#### [Data entries]

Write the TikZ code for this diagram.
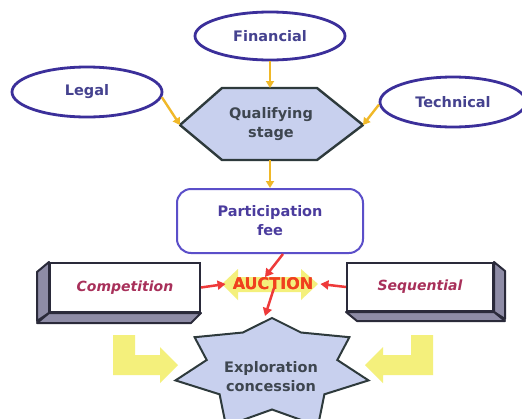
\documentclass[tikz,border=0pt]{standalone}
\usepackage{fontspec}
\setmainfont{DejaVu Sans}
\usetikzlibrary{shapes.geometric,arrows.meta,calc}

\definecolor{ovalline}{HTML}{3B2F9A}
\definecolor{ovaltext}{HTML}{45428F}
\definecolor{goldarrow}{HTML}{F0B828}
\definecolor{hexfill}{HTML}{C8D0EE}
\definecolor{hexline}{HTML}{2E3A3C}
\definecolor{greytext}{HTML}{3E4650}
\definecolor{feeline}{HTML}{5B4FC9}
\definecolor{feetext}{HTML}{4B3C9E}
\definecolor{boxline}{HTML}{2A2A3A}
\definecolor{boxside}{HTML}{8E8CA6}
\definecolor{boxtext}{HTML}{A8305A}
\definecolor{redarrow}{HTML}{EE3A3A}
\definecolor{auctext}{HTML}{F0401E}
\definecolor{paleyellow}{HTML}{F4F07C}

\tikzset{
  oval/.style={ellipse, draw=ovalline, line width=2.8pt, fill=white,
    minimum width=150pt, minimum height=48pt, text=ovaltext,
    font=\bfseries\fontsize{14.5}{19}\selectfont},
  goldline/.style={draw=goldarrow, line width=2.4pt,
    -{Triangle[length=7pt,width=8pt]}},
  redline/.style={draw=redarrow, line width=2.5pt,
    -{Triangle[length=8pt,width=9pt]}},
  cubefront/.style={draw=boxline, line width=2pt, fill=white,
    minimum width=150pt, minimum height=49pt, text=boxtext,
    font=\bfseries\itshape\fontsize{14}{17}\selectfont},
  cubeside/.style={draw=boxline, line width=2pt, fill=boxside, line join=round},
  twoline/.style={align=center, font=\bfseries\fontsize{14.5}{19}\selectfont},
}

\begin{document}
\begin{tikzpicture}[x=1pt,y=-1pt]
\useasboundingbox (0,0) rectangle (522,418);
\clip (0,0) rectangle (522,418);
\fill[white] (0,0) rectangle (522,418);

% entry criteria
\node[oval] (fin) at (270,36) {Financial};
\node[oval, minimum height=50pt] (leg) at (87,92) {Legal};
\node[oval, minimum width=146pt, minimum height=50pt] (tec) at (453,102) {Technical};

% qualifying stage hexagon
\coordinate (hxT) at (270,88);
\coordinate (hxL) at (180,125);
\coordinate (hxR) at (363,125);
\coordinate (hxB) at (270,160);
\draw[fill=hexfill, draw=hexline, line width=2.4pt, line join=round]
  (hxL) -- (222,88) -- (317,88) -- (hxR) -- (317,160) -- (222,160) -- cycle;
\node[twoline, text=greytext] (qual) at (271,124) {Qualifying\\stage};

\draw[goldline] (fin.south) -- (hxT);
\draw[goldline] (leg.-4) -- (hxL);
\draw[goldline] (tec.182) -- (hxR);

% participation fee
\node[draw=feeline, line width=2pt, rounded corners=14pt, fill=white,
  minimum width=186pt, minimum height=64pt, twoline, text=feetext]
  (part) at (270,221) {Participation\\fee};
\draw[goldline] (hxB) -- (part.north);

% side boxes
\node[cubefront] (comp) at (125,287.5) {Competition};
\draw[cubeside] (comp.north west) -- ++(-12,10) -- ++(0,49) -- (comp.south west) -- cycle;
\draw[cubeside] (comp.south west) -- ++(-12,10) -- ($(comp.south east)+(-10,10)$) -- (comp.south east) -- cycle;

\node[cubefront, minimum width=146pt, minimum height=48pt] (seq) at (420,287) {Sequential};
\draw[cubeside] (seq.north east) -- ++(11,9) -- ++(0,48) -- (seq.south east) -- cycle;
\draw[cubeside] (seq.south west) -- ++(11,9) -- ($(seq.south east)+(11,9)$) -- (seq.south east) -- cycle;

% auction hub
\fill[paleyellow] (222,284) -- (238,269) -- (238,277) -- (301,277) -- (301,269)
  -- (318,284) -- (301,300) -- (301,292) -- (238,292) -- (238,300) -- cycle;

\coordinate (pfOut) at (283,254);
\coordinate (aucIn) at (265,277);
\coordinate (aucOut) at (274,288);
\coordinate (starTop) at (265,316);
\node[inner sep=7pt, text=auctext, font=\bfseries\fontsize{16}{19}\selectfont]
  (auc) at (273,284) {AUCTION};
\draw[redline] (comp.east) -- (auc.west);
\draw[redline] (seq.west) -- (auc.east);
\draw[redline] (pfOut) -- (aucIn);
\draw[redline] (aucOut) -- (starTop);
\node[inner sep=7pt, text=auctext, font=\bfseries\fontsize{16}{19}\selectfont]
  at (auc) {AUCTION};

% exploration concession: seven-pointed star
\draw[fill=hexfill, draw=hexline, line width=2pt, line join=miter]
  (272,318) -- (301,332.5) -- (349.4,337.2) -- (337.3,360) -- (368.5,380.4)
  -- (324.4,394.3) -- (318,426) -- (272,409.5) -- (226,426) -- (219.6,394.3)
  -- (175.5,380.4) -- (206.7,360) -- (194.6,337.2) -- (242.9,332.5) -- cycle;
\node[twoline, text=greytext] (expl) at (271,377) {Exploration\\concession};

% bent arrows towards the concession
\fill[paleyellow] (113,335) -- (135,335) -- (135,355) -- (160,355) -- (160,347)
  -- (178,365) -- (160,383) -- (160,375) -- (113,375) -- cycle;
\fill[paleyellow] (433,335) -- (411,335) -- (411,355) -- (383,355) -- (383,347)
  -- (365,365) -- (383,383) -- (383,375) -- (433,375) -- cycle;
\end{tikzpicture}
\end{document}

==

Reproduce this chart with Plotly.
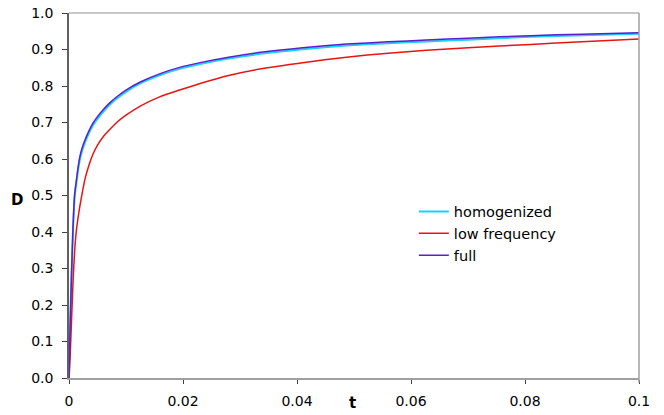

#### [The exercise]
Take each line of the material that contains the word "this" and list it.

#### [Exercise response]
Write the TikZ code for this diagram.
Reproduce this chart with Plotly.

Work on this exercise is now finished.